• _WRITTEN TASK_
Quote the records exactly, starting at the first line and stopping after the line with "const gridColor = '#d9d9d9';"; skip the pictures.

Start of DATASET RECORDS

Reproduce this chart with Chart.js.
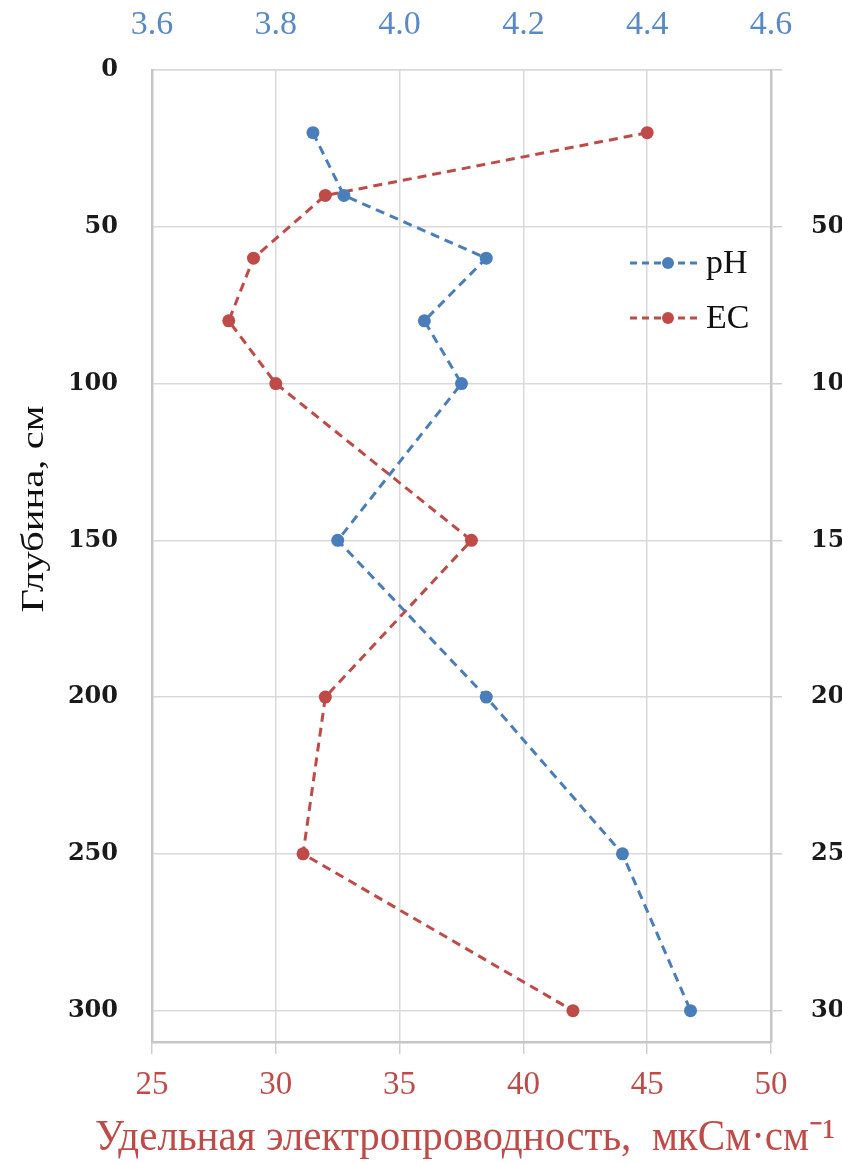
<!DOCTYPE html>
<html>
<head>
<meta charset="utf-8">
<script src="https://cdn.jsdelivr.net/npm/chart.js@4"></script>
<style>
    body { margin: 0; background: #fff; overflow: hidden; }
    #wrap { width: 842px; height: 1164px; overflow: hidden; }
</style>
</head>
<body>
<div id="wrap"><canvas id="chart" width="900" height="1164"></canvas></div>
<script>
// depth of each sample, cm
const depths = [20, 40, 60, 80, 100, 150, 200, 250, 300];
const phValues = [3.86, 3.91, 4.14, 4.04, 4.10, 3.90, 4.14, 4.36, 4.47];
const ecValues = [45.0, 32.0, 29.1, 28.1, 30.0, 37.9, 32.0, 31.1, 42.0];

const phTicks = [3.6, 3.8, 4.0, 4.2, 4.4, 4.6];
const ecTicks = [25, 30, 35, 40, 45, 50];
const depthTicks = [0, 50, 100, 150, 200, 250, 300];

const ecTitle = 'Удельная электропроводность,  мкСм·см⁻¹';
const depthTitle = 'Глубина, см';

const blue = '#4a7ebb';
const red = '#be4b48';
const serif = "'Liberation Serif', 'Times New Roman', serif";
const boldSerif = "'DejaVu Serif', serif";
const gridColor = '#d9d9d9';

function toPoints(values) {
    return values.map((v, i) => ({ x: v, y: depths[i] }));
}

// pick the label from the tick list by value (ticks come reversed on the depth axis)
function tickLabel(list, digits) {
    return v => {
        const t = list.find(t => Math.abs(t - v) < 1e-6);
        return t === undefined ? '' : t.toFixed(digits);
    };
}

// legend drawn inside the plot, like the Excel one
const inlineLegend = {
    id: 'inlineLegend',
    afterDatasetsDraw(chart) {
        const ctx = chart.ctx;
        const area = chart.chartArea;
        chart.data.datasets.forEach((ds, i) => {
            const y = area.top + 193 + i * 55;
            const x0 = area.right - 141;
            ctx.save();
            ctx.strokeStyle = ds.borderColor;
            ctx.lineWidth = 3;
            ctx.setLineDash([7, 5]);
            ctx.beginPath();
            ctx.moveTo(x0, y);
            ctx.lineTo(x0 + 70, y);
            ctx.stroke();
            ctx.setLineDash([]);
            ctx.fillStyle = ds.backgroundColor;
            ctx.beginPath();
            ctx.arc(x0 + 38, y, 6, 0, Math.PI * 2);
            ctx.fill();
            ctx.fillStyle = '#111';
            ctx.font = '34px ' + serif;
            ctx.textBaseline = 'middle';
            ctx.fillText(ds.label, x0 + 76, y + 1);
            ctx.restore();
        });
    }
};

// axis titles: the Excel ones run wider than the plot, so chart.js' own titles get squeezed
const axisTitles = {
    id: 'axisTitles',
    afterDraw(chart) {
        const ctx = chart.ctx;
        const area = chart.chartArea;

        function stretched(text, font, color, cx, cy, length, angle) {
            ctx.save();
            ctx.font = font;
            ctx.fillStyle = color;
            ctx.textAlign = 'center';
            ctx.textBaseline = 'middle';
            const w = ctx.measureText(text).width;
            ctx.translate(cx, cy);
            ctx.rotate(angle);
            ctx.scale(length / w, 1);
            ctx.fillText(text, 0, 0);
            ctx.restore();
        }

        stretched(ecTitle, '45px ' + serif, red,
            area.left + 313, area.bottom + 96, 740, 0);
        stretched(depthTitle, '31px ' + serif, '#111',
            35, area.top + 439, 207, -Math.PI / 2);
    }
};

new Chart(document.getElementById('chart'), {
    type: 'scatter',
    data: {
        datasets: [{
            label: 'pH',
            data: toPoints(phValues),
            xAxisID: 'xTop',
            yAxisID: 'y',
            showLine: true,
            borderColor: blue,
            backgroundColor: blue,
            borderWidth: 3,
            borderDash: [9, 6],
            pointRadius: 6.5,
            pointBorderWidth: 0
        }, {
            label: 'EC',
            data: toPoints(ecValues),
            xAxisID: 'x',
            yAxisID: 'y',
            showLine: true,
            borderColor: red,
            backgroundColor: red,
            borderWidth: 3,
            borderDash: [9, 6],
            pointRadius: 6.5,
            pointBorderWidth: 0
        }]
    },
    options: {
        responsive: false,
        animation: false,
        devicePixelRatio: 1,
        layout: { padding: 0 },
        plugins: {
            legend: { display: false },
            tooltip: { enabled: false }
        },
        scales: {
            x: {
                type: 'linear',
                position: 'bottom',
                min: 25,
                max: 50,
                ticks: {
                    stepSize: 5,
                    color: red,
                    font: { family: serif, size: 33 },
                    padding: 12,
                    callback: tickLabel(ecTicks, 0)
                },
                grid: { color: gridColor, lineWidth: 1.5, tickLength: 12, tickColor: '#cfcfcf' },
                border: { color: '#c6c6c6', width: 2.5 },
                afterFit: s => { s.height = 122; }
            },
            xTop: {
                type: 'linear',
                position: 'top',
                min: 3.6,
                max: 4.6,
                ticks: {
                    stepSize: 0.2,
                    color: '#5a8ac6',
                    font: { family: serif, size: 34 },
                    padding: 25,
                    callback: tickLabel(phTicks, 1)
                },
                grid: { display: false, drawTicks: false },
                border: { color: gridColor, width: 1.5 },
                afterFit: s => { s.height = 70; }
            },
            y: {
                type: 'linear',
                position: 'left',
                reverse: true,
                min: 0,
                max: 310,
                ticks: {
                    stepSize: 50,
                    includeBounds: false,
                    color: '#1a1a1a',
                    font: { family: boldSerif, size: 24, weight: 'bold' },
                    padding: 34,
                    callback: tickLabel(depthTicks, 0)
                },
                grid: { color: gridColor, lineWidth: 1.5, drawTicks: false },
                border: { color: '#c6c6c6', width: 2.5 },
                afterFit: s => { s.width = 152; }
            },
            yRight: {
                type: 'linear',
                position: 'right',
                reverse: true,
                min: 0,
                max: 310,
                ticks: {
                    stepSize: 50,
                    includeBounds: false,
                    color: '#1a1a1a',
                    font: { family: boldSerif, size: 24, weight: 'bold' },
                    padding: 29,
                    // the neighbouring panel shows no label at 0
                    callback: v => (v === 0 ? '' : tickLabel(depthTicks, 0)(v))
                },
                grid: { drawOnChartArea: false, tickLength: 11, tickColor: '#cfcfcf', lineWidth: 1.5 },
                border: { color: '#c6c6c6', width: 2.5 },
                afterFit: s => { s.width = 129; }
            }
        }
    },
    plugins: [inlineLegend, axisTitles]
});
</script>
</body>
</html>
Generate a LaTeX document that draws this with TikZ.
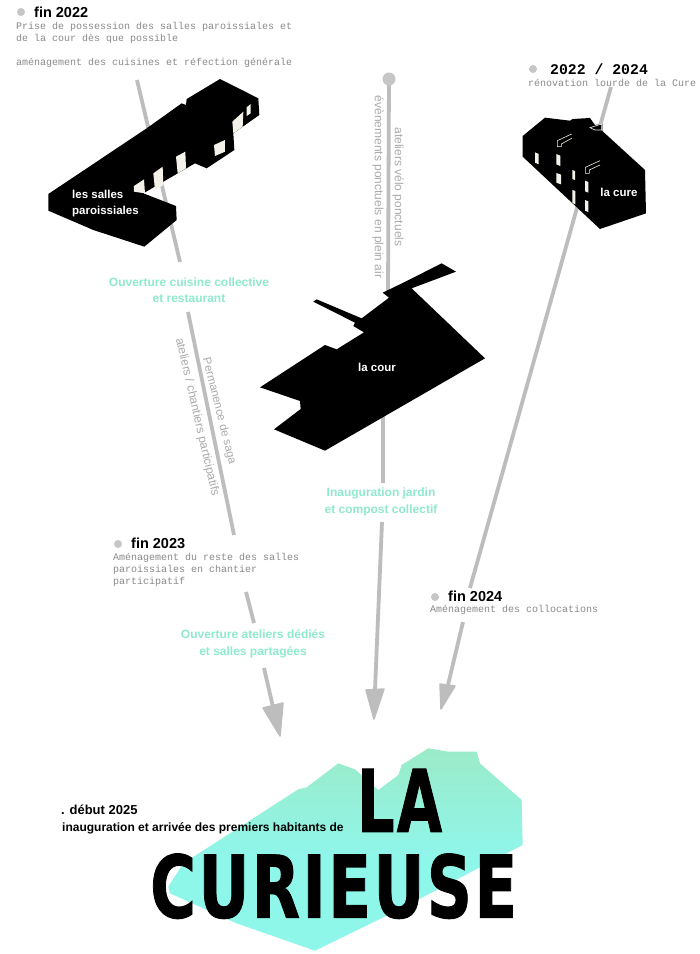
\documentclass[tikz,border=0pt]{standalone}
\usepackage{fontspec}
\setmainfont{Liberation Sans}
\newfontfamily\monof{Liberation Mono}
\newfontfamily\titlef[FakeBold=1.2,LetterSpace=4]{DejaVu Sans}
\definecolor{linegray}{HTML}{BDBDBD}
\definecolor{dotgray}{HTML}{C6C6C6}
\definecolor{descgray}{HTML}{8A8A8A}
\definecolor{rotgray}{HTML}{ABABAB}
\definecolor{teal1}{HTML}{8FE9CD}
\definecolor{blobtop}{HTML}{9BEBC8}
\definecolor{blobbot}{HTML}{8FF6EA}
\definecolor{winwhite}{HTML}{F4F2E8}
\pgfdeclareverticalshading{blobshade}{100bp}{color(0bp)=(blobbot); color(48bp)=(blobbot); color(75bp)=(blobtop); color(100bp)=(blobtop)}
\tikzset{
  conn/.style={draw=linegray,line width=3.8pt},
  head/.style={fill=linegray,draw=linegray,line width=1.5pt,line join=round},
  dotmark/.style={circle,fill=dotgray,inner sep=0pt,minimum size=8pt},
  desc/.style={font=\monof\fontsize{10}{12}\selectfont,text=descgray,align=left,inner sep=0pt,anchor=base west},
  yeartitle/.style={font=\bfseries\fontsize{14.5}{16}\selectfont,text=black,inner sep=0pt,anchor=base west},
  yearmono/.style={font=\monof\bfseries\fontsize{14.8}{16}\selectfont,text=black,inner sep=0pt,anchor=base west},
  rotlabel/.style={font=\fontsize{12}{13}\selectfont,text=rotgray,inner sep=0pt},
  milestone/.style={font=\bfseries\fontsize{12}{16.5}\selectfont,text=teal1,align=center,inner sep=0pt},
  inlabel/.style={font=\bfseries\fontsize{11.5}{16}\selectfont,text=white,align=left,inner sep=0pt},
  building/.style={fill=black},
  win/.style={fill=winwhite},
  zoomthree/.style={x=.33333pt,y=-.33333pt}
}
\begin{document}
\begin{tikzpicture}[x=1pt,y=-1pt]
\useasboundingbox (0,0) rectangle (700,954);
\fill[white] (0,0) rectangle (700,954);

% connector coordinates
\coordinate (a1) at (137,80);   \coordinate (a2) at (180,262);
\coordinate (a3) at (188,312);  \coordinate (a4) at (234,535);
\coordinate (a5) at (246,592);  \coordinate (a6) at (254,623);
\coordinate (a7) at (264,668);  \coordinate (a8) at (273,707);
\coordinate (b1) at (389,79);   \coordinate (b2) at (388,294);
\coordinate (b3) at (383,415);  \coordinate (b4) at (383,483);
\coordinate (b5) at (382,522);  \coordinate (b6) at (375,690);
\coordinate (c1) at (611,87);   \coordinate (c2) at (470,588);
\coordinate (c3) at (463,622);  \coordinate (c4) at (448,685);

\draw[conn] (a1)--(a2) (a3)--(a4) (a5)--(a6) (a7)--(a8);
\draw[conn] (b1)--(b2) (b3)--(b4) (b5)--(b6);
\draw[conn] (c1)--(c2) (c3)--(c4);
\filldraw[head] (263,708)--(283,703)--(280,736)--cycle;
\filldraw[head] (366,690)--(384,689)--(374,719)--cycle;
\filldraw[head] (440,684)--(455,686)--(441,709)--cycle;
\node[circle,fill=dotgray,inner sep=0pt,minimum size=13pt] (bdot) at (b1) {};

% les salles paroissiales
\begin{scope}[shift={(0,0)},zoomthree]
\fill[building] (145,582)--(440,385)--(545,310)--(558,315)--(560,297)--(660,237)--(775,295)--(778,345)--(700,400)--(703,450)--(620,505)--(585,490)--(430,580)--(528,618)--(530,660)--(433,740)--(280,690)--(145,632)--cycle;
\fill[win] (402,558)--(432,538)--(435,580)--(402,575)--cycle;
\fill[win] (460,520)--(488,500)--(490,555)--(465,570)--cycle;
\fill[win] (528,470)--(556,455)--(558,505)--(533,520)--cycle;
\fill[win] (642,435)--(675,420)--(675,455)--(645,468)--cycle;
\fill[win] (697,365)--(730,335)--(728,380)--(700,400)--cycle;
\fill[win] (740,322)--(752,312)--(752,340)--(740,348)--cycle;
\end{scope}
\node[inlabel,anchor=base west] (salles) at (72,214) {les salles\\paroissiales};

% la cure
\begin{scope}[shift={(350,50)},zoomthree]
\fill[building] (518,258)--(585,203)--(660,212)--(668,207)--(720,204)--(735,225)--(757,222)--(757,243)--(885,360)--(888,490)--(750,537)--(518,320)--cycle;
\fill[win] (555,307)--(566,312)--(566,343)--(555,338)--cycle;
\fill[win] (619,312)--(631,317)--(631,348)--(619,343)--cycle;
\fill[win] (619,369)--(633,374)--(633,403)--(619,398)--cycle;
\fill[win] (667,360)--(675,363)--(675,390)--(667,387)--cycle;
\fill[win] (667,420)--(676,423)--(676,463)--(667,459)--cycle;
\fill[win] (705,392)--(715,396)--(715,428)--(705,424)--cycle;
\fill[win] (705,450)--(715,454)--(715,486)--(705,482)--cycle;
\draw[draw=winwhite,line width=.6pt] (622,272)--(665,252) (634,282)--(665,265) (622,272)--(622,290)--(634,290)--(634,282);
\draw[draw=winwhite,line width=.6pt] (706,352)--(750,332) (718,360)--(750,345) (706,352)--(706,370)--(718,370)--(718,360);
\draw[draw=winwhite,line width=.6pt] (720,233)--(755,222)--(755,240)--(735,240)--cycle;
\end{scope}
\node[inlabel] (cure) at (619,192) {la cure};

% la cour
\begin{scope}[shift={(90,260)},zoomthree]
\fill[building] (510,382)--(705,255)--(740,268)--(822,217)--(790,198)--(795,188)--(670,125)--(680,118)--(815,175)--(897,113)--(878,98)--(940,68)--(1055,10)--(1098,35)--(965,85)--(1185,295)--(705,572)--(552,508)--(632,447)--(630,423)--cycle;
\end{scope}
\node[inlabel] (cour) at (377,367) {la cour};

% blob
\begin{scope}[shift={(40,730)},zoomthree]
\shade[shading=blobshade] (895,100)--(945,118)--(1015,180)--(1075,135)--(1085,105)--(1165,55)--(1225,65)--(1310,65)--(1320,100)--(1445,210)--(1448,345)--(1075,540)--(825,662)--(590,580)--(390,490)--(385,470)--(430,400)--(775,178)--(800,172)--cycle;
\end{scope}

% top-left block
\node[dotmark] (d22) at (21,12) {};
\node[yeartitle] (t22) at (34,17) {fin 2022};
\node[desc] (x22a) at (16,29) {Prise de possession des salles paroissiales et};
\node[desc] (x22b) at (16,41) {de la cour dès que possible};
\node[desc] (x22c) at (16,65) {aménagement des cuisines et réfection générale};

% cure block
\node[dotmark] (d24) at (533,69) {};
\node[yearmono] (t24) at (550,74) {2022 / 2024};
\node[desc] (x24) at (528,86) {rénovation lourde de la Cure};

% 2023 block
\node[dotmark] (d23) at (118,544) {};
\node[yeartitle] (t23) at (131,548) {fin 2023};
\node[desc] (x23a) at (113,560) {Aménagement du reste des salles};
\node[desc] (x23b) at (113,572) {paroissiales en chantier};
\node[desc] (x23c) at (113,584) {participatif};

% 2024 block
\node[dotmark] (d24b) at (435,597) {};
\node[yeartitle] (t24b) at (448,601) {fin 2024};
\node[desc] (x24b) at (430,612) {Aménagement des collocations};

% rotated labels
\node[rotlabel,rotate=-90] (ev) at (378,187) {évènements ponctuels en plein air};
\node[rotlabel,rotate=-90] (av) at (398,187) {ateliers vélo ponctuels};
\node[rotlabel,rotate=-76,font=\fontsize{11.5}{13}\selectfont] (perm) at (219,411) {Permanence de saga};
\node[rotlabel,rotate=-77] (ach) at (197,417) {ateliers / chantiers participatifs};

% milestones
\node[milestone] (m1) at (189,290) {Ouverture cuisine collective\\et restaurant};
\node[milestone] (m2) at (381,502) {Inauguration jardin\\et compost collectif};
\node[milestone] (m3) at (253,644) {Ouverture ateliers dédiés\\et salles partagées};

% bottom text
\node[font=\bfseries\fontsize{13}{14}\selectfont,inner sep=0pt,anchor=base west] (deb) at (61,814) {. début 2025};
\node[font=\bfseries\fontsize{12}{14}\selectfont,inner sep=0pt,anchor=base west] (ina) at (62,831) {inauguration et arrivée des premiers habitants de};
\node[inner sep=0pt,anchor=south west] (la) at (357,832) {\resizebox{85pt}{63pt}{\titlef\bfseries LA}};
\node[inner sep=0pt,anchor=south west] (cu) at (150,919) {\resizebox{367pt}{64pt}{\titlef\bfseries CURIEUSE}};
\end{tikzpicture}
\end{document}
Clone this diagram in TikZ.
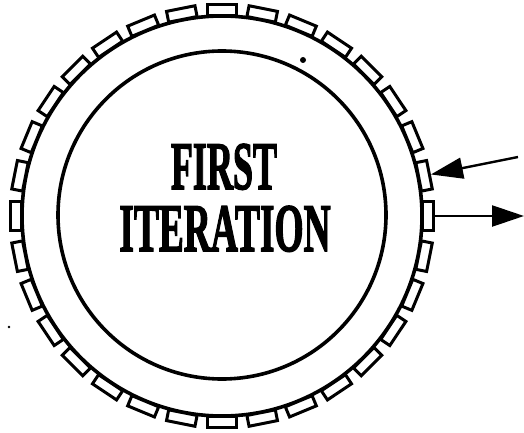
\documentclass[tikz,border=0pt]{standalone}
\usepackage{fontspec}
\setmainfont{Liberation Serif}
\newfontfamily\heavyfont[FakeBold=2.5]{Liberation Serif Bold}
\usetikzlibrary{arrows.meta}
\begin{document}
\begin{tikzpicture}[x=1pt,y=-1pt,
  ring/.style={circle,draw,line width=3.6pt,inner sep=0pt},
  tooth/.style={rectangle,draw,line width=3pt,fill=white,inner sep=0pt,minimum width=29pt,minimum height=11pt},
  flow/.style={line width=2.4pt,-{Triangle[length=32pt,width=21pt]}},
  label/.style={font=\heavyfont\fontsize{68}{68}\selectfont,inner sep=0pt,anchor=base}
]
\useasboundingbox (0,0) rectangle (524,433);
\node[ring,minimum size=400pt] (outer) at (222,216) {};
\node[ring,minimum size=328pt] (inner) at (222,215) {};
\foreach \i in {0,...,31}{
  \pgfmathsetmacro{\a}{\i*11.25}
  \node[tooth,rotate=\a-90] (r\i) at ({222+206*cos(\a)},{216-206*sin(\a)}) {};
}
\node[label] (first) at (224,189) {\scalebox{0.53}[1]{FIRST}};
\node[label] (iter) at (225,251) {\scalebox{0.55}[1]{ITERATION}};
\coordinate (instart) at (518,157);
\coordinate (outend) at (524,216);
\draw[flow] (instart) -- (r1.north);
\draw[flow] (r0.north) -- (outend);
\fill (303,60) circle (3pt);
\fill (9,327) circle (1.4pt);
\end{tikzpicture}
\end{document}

End of DATASET RECORDS

• _RESULT OF THE EXERCISE_
Reproduce this chart with Chart.js.
<!DOCTYPE html>
<html>
<head>
<meta charset="utf-8">
<script src="https://cdn.jsdelivr.net/npm/chart.js@4"></script>
<style>
    body { margin: 0; background: #fff; overflow: hidden; }
    #wrap { width: 842px; height: 1164px; overflow: hidden; }
</style>
</head>
<body>
<div id="wrap"><canvas id="chart" width="900" height="1164"></canvas></div>
<script>
// depth of each sample, cm
const depths = [20, 40, 60, 80, 100, 150, 200, 250, 300];
const phValues = [3.86, 3.91, 4.14, 4.04, 4.10, 3.90, 4.14, 4.36, 4.47];
const ecValues = [45.0, 32.0, 29.1, 28.1, 30.0, 37.9, 32.0, 31.1, 42.0];

const phTicks = [3.6, 3.8, 4.0, 4.2, 4.4, 4.6];
const ecTicks = [25, 30, 35, 40, 45, 50];
const depthTicks = [0, 50, 100, 150, 200, 250, 300];

const ecTitle = 'Удельная электропроводность,  мкСм·см⁻¹';
const depthTitle = 'Глубина, см';

const blue = '#4a7ebb';
const red = '#be4b48';
const serif = "'Liberation Serif', 'Times New Roman', serif";
const boldSerif = "'DejaVu Serif', serif";
const gridColor = '#d9d9d9';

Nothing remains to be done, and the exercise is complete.